◆ **The request**:
List each line of the data that holds the string "code".

## Begin Record set

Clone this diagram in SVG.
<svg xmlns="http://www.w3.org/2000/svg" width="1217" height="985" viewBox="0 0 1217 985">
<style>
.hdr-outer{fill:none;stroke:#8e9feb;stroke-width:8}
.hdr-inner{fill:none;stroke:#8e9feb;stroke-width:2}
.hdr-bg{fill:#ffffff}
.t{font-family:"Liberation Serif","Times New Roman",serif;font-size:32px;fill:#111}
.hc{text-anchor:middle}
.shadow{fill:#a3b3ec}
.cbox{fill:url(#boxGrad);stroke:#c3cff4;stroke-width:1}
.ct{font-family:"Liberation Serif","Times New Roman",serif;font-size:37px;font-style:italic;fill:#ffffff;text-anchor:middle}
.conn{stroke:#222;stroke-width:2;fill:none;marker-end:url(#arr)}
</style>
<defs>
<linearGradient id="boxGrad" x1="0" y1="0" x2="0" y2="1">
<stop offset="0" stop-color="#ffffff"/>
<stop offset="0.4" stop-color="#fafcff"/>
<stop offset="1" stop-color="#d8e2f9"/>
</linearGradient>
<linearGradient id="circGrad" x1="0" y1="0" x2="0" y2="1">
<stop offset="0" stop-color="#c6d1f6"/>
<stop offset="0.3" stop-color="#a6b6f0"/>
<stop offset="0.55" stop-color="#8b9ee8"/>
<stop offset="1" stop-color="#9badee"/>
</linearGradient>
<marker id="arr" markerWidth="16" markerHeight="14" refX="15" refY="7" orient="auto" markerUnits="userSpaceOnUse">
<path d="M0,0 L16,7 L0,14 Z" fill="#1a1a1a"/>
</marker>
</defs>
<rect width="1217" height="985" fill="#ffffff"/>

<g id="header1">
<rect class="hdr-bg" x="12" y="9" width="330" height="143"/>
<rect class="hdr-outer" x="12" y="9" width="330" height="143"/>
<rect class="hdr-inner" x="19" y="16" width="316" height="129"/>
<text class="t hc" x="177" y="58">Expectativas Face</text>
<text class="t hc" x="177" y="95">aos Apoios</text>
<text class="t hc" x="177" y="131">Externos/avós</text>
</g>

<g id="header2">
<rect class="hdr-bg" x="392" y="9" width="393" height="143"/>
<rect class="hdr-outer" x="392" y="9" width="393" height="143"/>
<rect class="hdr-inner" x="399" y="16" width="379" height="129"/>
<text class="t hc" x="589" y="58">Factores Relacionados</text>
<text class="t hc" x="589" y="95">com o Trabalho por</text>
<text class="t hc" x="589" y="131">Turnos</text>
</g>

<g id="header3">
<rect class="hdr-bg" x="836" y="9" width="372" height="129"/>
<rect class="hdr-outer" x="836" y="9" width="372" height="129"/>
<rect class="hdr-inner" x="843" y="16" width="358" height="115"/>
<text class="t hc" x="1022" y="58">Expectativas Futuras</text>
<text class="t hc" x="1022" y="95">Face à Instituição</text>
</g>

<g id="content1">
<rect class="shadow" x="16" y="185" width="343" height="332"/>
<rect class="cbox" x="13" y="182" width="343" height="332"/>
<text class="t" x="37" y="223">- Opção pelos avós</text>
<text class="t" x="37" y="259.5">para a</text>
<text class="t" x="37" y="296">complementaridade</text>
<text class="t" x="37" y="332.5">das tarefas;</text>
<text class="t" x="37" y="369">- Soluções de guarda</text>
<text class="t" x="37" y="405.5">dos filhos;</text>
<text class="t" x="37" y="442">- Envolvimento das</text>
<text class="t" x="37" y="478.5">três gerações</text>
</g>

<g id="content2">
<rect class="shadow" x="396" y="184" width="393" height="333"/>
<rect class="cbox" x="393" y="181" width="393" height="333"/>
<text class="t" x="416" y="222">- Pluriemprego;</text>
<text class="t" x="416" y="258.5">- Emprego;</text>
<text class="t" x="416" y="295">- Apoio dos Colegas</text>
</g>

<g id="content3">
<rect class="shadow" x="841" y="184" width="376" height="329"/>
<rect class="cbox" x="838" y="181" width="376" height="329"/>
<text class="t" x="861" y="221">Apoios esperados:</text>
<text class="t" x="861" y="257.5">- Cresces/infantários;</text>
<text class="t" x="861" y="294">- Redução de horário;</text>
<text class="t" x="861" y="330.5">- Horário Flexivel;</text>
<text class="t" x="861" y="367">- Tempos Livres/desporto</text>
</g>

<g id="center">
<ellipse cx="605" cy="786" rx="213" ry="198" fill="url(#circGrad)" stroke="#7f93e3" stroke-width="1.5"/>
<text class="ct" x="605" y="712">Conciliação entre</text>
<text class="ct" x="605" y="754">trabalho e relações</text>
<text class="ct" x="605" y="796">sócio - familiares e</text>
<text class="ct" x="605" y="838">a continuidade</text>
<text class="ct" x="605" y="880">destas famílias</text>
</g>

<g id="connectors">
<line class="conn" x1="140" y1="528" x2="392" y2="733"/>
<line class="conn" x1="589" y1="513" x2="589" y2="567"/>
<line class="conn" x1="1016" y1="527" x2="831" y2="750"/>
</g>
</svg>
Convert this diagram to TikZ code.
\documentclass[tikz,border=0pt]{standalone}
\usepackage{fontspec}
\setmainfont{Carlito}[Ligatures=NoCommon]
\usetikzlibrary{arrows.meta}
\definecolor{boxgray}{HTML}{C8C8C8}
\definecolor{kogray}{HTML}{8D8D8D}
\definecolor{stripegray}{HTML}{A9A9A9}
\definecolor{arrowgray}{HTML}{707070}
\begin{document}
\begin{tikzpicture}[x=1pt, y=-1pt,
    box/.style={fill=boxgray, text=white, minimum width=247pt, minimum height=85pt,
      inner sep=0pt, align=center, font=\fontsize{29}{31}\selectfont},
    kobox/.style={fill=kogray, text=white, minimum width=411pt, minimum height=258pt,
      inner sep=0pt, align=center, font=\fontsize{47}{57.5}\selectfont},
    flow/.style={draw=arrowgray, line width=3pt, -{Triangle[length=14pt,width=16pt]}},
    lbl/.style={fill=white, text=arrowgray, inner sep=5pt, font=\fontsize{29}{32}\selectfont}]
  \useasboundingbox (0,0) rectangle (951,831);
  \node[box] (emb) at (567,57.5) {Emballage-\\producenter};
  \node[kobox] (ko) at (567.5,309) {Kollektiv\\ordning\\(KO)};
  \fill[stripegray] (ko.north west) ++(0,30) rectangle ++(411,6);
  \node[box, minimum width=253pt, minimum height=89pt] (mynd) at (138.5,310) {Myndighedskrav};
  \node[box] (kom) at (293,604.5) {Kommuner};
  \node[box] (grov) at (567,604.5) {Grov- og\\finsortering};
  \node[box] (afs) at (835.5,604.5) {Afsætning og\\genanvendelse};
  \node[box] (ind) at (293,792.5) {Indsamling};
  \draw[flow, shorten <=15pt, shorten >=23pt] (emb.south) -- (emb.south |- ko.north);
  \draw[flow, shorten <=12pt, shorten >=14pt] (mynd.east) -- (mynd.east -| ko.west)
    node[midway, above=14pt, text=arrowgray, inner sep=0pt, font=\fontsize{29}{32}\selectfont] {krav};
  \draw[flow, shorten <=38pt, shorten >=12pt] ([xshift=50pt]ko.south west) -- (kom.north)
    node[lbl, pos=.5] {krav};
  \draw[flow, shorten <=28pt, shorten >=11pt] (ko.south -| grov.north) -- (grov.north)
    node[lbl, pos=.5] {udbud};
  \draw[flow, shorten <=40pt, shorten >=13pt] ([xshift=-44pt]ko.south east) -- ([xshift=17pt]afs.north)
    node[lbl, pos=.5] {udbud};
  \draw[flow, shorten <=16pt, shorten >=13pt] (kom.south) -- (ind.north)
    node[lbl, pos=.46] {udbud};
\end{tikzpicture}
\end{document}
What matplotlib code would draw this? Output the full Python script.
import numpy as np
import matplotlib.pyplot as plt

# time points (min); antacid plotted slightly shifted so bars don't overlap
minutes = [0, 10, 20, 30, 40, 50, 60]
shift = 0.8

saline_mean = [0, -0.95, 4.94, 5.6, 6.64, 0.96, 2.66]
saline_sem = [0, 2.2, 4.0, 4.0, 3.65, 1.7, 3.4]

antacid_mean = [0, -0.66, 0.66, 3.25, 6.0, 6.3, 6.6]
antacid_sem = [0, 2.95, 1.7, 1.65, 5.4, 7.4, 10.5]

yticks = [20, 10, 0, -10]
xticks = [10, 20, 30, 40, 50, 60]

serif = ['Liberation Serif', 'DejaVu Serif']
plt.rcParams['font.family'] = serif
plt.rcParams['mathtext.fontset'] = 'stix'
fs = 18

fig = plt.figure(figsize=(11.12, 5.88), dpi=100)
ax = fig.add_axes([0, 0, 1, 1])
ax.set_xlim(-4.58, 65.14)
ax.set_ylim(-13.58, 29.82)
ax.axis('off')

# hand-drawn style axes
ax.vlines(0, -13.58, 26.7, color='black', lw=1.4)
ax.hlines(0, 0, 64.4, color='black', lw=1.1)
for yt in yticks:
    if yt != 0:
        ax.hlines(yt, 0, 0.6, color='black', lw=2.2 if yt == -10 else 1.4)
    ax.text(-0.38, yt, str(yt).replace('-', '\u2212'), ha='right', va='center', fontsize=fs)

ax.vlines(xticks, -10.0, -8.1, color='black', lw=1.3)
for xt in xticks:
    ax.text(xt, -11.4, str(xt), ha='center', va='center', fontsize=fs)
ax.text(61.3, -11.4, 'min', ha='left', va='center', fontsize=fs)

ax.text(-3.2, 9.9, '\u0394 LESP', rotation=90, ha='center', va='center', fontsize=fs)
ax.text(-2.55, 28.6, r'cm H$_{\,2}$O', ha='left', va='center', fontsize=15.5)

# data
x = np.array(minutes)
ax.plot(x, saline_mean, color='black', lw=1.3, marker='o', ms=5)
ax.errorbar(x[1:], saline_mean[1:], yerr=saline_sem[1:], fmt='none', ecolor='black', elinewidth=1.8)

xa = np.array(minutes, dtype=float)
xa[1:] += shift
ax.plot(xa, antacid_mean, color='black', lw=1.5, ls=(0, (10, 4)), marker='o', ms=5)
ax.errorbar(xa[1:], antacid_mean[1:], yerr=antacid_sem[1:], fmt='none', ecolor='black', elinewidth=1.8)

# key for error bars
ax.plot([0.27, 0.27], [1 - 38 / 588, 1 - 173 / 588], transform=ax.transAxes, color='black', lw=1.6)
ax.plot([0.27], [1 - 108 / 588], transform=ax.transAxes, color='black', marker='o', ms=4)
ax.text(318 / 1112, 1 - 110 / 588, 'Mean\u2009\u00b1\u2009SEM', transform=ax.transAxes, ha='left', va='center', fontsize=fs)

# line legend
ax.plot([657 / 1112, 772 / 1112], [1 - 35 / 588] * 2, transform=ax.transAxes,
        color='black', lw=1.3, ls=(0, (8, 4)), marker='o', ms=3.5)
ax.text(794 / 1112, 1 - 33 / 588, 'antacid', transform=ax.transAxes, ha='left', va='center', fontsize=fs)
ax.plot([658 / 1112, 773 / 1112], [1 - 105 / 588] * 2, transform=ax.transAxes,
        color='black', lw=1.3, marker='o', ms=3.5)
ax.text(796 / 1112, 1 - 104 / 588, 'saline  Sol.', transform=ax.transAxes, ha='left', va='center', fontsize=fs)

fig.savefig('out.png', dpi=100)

## End Record set

◆ **Solution to this task**:
Convert this diagram to TikZ code.
What matplotlib code would draw this? Output the full Python script.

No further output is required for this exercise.